We can be, and often are, deeply moralistic people.    No amount of punishment will resolve our issues.  This one might be the most important.  I've spent my life trying to understand the intricacies of right and wrong.  Morality is not something you ever really figure out.  That man's reach should exceed his grasp; else, what's a heaven for?  Because we are different, we often see things differently and make different decisions from other people.  That might make us seem bad in the eyes of a society that places a high value on conformity.  I would conform if I could.  So would most people like me.  It's not an option, though.  

If you're considering becoming a parent, or a grandparent, or an educator, you will encounter people like me.  We work differently and think differently, which sometimes will be very frustrating and annoying for you.   Sometimes you'll wonder if the extra effort we require is worth it.  We're not enemies, though.  I can tell you this:  we struggle to understand you as much as you struggle to understand us, but if you make the effort, so shall we.  If you make the effort, we will love and remember you our life long.  There are many, some who may even read this, who made the effort for me, and I will remember that until my eyes shut for the final time.   

Thursday, December 22, 2022

The Shofar

 I had lunch today with two men.  They're older than me, and I've been aware of them and their family my whole life.  Listening to their perspective on events of the past was fascinating.  One of the things we talked about was how difficult it is to get people to stay in Mississippi once they become motivated and educated.  

One of them had just this experience.  After leaving Millsaps, Mississippi just wasn't big enough for him, so he moved on, but then, news came that a friend had his house bombed in Jackson.  "I figured I'd better get back to Mississippi," he said.  

In 1967, I was watching a lot of Captain Kangaroo while my mother was trying to figure out why I could say my alphabet but not write it or recognize the letters on flash cards.  My struggles with dyslexia were pretty insignificant compared to what else was going on in Mississippi.  Our own people were turning into monsters to prevent Mississippi from evolving.  In 1967, men in Mississippi, motivated by the anti-Semitic rhetoric of a political campaign, made bombs to destroy a synagog and a home, hoping to intimidate Jackson Jews into staying out of our cultural struggles and moving away if they could.

"I figured I'd better get back to Mississippi,"  my friend said.  He heard the alarm, and he answered it. His homeland needed him.

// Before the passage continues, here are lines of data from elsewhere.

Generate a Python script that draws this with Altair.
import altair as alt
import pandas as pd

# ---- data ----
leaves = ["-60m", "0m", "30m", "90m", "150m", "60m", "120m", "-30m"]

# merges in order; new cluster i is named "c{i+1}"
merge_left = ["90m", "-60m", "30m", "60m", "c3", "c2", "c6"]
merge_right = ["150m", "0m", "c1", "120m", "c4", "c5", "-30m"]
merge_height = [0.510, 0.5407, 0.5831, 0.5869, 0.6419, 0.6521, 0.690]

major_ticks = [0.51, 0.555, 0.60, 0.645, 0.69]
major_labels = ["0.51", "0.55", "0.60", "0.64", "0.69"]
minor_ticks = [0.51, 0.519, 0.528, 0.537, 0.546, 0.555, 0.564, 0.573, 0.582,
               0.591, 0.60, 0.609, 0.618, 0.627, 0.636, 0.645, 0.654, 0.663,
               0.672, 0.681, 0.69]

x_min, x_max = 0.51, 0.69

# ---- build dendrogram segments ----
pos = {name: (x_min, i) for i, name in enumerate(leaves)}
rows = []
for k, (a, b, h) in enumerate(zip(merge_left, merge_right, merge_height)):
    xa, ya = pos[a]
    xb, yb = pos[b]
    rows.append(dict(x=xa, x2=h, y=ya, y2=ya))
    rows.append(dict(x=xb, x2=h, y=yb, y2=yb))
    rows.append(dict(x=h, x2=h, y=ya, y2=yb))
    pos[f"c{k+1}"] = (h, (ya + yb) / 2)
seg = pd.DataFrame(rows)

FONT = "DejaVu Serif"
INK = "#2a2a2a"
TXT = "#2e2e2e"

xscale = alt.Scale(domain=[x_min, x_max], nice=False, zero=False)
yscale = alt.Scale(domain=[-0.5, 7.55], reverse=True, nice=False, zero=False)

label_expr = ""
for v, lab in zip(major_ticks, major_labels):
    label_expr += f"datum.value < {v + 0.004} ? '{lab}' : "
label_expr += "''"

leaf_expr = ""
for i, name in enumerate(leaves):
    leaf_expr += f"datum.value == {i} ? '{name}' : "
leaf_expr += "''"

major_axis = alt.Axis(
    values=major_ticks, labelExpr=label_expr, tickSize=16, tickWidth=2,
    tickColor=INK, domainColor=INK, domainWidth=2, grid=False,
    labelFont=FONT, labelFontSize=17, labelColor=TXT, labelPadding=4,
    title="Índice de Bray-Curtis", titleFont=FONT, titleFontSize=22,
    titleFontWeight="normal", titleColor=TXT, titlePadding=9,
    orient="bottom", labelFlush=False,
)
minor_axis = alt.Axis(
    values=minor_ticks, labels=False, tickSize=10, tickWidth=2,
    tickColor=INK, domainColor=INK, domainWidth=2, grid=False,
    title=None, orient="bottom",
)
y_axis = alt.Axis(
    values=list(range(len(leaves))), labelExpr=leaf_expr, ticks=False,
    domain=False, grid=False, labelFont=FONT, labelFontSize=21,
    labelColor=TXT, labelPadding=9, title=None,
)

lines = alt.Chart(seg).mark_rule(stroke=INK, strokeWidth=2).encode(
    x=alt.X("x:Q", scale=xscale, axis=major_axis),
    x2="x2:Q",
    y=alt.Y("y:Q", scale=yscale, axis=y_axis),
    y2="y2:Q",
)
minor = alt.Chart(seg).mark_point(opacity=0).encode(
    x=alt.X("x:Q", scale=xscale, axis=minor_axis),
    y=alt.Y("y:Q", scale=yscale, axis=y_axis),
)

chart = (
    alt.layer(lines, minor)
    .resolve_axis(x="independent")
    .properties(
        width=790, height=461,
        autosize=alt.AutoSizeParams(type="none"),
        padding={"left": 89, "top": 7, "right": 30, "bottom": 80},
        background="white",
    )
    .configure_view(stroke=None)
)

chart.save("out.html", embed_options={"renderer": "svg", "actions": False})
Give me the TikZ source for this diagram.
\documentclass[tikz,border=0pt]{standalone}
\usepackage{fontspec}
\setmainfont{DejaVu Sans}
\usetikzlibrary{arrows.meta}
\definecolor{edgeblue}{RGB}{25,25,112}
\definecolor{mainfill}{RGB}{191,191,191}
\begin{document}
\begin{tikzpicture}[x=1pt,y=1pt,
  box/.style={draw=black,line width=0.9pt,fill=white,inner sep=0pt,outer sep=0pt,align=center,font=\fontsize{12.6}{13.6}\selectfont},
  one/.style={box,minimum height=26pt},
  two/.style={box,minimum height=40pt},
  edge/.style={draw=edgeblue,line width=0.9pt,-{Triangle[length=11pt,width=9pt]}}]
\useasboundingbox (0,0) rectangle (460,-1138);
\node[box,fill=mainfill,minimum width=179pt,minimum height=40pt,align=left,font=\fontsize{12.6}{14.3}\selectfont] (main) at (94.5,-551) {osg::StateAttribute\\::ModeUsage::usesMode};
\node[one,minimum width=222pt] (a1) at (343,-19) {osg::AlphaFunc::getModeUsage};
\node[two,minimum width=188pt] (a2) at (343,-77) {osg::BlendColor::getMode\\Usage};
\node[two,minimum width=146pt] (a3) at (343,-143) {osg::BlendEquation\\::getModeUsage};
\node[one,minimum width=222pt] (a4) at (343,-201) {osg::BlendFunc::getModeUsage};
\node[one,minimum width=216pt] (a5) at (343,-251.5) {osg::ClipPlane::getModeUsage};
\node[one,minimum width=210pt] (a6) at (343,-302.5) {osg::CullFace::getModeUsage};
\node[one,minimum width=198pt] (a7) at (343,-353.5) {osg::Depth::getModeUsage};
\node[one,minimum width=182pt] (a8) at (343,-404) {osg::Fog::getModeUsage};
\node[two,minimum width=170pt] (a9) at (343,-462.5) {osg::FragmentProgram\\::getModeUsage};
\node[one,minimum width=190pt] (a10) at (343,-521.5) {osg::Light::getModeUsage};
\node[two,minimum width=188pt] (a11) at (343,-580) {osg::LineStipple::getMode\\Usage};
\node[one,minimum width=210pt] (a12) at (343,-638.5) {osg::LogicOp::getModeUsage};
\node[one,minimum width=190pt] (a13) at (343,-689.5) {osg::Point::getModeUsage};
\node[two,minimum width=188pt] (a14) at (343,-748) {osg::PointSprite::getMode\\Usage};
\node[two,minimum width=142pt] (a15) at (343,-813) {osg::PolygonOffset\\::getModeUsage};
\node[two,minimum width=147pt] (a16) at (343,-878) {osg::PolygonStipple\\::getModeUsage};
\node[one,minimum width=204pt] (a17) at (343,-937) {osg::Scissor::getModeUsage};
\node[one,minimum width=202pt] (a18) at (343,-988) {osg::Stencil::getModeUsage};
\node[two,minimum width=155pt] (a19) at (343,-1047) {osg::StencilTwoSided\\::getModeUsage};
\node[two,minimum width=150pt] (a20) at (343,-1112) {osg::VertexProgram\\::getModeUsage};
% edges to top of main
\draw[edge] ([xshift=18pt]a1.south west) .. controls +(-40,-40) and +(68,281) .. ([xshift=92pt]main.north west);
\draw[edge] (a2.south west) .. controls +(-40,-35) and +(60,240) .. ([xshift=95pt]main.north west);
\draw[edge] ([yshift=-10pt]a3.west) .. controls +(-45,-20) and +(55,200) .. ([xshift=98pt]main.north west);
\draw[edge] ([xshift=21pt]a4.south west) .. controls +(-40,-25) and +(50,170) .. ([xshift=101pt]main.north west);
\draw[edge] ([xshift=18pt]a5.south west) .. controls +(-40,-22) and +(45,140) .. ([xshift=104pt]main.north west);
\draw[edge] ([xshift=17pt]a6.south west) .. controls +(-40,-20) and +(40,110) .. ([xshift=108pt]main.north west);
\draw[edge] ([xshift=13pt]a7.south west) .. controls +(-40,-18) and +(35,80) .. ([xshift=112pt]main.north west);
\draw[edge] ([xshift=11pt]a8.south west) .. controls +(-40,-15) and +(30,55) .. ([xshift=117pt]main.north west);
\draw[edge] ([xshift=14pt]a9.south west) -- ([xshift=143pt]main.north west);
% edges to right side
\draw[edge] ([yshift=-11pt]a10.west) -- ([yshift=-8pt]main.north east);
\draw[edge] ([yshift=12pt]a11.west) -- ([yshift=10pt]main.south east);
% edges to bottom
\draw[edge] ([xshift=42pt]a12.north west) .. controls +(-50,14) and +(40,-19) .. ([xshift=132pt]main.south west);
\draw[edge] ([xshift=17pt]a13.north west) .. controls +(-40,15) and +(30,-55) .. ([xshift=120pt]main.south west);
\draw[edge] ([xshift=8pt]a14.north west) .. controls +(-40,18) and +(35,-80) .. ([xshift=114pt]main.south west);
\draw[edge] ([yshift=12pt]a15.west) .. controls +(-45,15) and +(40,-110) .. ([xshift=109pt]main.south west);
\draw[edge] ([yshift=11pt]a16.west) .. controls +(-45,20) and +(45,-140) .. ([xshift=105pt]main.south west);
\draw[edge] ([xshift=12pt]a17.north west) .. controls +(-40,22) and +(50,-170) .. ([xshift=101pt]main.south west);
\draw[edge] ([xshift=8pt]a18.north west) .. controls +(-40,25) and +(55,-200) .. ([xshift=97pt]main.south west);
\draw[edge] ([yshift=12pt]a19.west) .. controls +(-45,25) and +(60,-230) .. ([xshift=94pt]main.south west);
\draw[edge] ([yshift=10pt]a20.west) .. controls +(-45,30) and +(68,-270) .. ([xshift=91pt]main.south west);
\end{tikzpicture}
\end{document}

Without other means of distance communication, ancient Jews developed a musical instrument whose sound could be heard over long distances.  They made it from a ram's horn and called it a Shofar.  Although mostly ceremonial now, the original purpose of the Shofar was to communicate alarm and call for help.  "Wolves are attacking my sheep!  Alarm!  Alarm!"  "The city is under attack, Alarm!  Blow the Shofar!" Help would come because men afield recognized the call.

A bombing, a murder, a flood, economic distress, broken water systems, these things are all alarms.  "Help us!  The community is in great peril!  Alarm!"  We don't use the Shofar anymore, but the intent is the same if the alarm comes over the news or the internet or however you hear it.  The Shofar is a call to your countrymen, "Come now!  We need you!"

It would be so easy for me to stay in Madison once I'm well again and shop and eat and do all sorts of innocent, unchallenging white people things until I die, except that I'd never have any peace because all I can hear is the Shofar calling from my home.  "We need you!  Come now!  Come NOW!"

I am not yet well, and I'll never be as strong as I once was in some ways, but I'm strong in other ways, and I know what I must do.